Después de la tremenda derrota de la Noche Triste -30 de junio de 1520-, Cortés y todas sus huestes fueron expulsados de la gran Tenochtitlán por los aztecas, para entonces ya comandadas por Cuitláhuac, penúltimo señor de México. Derrotados y diezmados, fueron a refugiarse en Tlaxcala, en donde el aguerrido extremeño comenzó a planear la toma de la capital del imperio Culhúa-Mexica. “La experiencia… enseñó a Cortés que sólo podía atacar con éxito la ciudad lacustre con movilidad combinada por agua y por tierra”, explica José Luis Martínez (Hernán Cortés, UNAM/FCE, 1990). Entonces decidió construir trece bergantines, ahí mismo en Tlaxcala. “Parece una insensatez la de fabricar tan tierra adentro, las partes de los navíos que luego habrían de transportar, en casi una centena de kilómetros y en terreno montañoso, hasta Texcoco… Sin embargo, Tlaxcala era el único apoyo… con que contaban en aquellos días, y gracias a la habilidad de carpinteros y herreros y a la capacidad sin límites de la ayuda indígena, el proyecto descabellado se hizo realidad”. Se tiene bien documentado que fue un tal Martín López, “carpintero de ribera”, quien coordinó la construcción de los trece bergantines con que Hernán Cortés invadió México-Tenochtitlán. Y ocurre que este señor, después de la conquista haría residencia precisamente en la que entonces era la vía central del barrio de San Juan, a finales del siglo XVI fuera de la traza de la capital de la Nueva España.

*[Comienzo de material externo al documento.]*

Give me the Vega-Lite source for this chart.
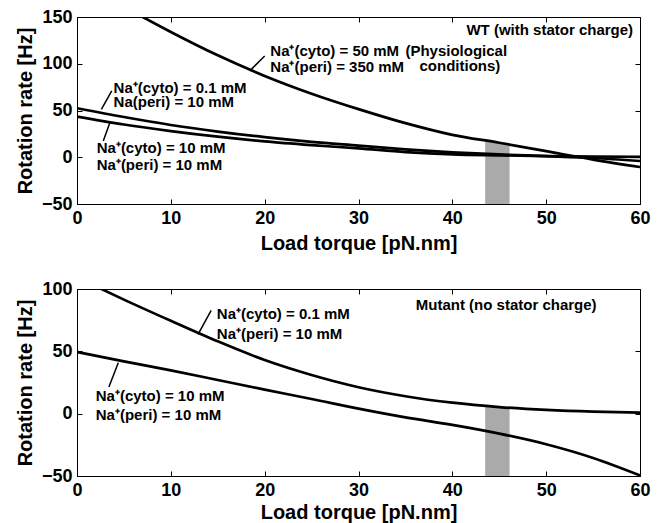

Más que venerar a don Martín, en este caso al parecer la toponimia tendría causa consuetudinaria: ¿que si no has visto pasar al indio Tobías? Sí, sí, iba rumbo a la de López. ¿Que en dónde encuentro quien lave a mis jamelgos? Pregunte allá, en la de López… Y así, así, se le fue quedando. Pero vaya usted a saber.
Martín López terminaría peleado con Cortés y moriría en México, alrededor de 1575.